The “Unforgettable Moment” arrived in the Third – and final – Period.

With the Kings up 2 to 1, a Kings forward whose name I later learned was Marian Gaborik received a pass from a teammate.  (Note:  I am not primarily a Kings fan.  I am traditionally a Toronto Maple Leafs fan, and I am not embarrassed to say so.  Though they have disappointed me since 1967.)

Combining an unstoppable amalgam of speed, hockey savvy and elusiveness, Gaborik deked (faked out) the Sharks defenseman, then deked the goaltender, backhanding the puck into the back of net.

If I’d been chewing gum, I would definitely had swallowed it.  This electrifying “One-Man Charge” exemplified “Throwback Hockey”, rekindling cherished recollections of Frank Mahovlich, Bobby Hull, Phil Esposito and Gordie Howe, and, most vividly, the incendiary heyday of the aforementioned “Rocket” Richard.

There’s a Passover Seder (traditional dinner) song called “Dayanu”,  meaning, “It would have been enough for us.”  If that game had only included Gaborik’s unforgettable maneuver, it would happily have been enough for us.  Or, unequivocally, for me.

It turned out, however, that was only the appetizer.

It is now the last minute of the game, the Kings comfortably ahead, 3 to 1.  Inexplicably, as the game would have no bearing on anything, the Sharks coach elected to pull their goalie, in a desperate effort to tie the game using a “sixth attacker” (against five goalie-excepted players for the opposition), leaving their adversaries an undefended Sharks goal to shoot at. 

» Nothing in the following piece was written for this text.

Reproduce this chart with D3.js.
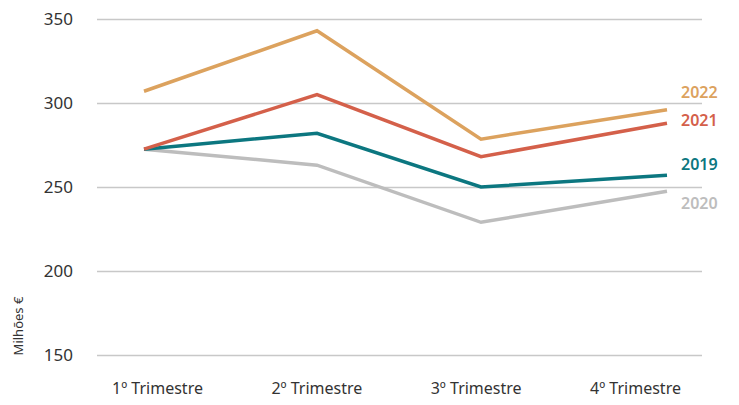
<!DOCTYPE html>
<html>
<head>
<meta charset="utf-8">
<script src="https://cdn.jsdelivr.net/npm/d3@7"></script>
<style>
  body { margin: 0; background: #fff; }
  svg { display: block; font-family: "Noto Sans", sans-serif; }
</style>
</head>
<body>
<div id="chart"></div>
<script>
// Quarterly values (Milhões €)
var quarters = ["1º Trimestre", "2º Trimestre", "3º Trimestre", "4º Trimestre"];
var years = ["2022", "2021", "2019", "2020"];
var values2022 = [307, 343, 278.5, 296];
var values2021 = [272.5, 305, 268, 288];
var values2019 = [272.5, 282, 250, 257];
var values2020 = [272.5, 263, 229, 247.5];
var yTicks = [150, 200, 250, 300, 350];
var colors = ["#DCA25E", "#D4604A", "#0C7780", "#BDBDBD"];

var series = [values2022, values2021, values2019, values2020];

var width = 739;
var height = 405;

var svg = d3.select("#chart")
  .append("svg")
  .attr("width", width)
  .attr("height", height);

// Scales
var yScale = d3.scaleLinear()
  .domain([150, 350])
  .range([355, 19]);

// points are not evenly spaced in the original
var xScale = d3.scaleOrdinal()
  .domain(quarters)
  .range([144, 317, 481, 667]);

var xLabelScale = d3.scalePoint()
  .domain(quarters)
  .range([157, 635]);

// Gridlines + y tick labels
var yAxis = d3.axisLeft(yScale)
  .tickValues(yTicks)
  .tickSize(-(702 - 97))
  .tickPadding(24);

var gy = svg.append("g")
  .attr("class", "yAxis")
  .attr("transform", "translate(97,0)")
  .call(yAxis);

gy.select(".domain").remove();
gy.selectAll(".tick line")
  .attr("stroke", "#c8c8c8")
  .attr("stroke-width", 1.5);
gy.selectAll(".tick text")
  .attr("font-size", 17)
  .attr("fill", "#333")
  .attr("font-family", "Noto Sans");

// x labels
var xAxis = d3.axisBottom(xLabelScale).tickSize(0).tickPadding(0);
var gx = svg.append("g")
  .attr("class", "xAxis")
  .attr("transform", "translate(0,383)")
  .call(xAxis);
gx.select(".domain").remove();
gx.selectAll(".tick text")
  .attr("font-size", 16)
  .attr("fill", "#333")
  .attr("font-family", "Noto Sans");

// Y title
svg.append("text")
  .attr("transform", "translate(23,326) rotate(-90)")
  .attr("text-anchor", "middle")
  .attr("font-size", 13)
  .attr("fill", "#333")
  .text("Milhões €");

// Lines
var line = d3.line()
  .x(function(d, i) { return xScale(quarters[i]); })
  .y(function(d) { return yScale(d); });

// draw back to front so the grey line sits under the others
for (var i = series.length - 1; i >= 0; i--) {
  svg.append("path")
    .datum(series[i])
    .attr("fill", "none")
    .attr("stroke", colors[i])
    .attr("stroke-width", 3.5)
    .attr("stroke-linejoin", "miter")
    .attr("d", line);
}

// Year labels at the right
var labelY = [92, 120, 164, 203];
years.forEach(function(y, i) {
  svg.append("text")
    .attr("x", 681)
    .attr("y", labelY[i])
    .attr("dy", "0.35em")
    .attr("font-size", 16)
    .attr("font-weight", 600)
    .attr("fill", colors[i])
    .text(y);
});
</script>
</body>
</html>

The Sharks were down by two goals, and the game did not matter.  It made no conceivable sense to pull their goalie.  But they did it anyway.

As frequently happens, the Sharks desperate strategy backfired.

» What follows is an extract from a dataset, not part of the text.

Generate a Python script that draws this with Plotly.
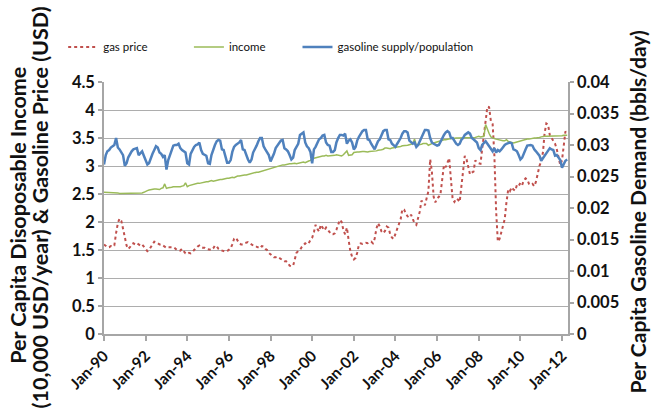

The Kings got possession of the puck, catching the do-or-die Sharks attackers out of position.  A player, whom I later learned was Tyler Toffoli, carried it over the center-red line, an advancing Kings teammate skating to his left, while the sole, retreating Sharks defender set himself between them, ready for a shot from Toffoli or a possible pass to his teammate.

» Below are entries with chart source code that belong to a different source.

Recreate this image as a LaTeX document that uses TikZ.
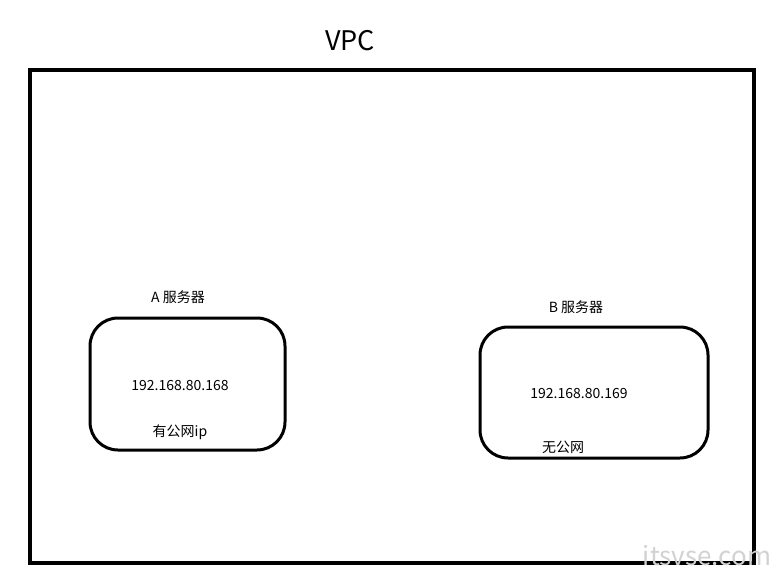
\documentclass[tikz,border=0pt]{standalone}
\usepackage{fontspec}
\setmainfont{Noto Sans CJK SC}
\begin{document}
\begin{tikzpicture}[x=1pt,y=-1pt,
  server/.style={draw,line width=3pt,rounded corners=28pt},
  lbl/.style={font=\fontsize{14}{16}\selectfont,inner sep=0pt}]
\useasboundingbox (0,0) rectangle (783,586);
\fill[white] (0,0) rectangle (783,586);
\node[font=\fontsize{27}{30}\selectfont,inner sep=0pt] (vpc) at (350,41) {VPC};
\draw[line width=4pt] (30,70) rectangle (754,563);
\draw[server] (90,318) rectangle (285,450);
\draw[server] (480,327) rectangle (708,458);
\node[lbl] (la) at (178,297) {A 服务器};
\node[lbl] (ipa) at (180,386) {192.168.80.168};
\node[lbl] (pa) at (180,432) {有公网ip};
\node[lbl] (lb) at (576,307) {B 服务器};
\node[lbl] (ipb) at (579,394) {192.168.80.169};
\node[lbl] (pb) at (563,447) {无公网};
\node[font=\fontsize{26}{28}\selectfont\itshape,text=gray!35,inner sep=0pt] (wm) at (707,556) {itsvse.com};
\end{tikzpicture}
\end{document}
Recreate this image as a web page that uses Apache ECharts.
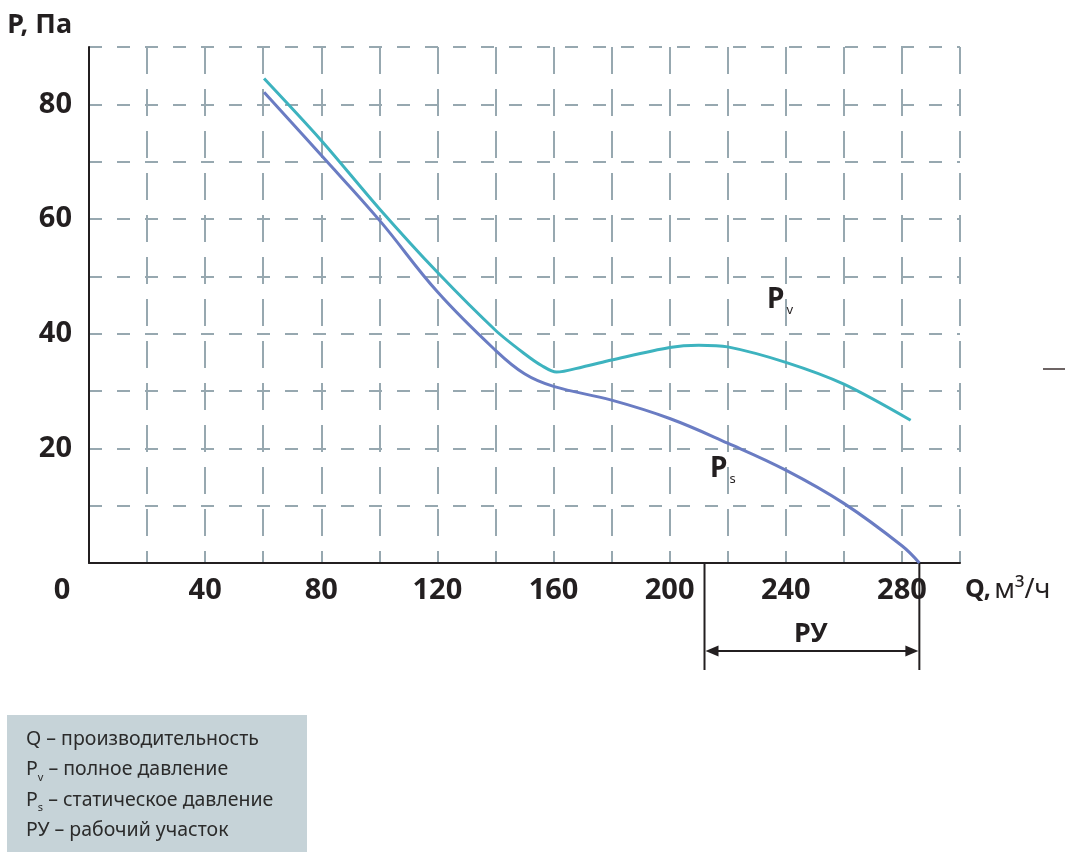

The players skated – the Sharks defender backwards – across the blue-line, entering the playing area nearest the Sharks goal.  The “Moment of Truth” was just seconds away.  It was all up to Toffoli.  Would he shoot the puck himself?  Or would he pass it to his teammate?

The Kings attackers widened the distance between themselves, increasing the difficulty of covering both of them.  It seemed virtually inevitable.  Whoever shot the puck would almost certainly score a goal.

With the defender shading marginally away from him, the “natural move” was for Toffoli to pull the trigger.  What did he do?

He passed.  His teammate blasting the puck into the undefended net.

Watching that play, I started to shiver, exult and then, unashamedly, tear up. 

Toffoli’d had an almost certain shot at scoring a goal.

And he passed.

Holy cow!  I am tearing up again!

Remember the context.  They were done playing together that season.  It is possible they would never play together again.  Who knows?  One or both of them could be traded, or dropped from the team.

And, in a gesture, during his final scoring opportunity of the year, triggering uninhibited waterworks in yours truly…

The guy passed.

(Note:  Toffoli’s from Canada.  Make of that what you will.)

Following that goal, the screen on the overhead scoreboard provided a close-up on Toffoli’s face.  His reaction said it all – an unguarded and affectionate, shit-eating grin. 

Generosity?  Grace?  The indelible bonding between teammates?  Whatever you call it...

It was magnificent.

(TO MY ONCE-AGAIN BLUBBERING SELF) Oh, stop it!

1 comment:

JED said...

I think I would enjoy sports writing more if more of it was written like this.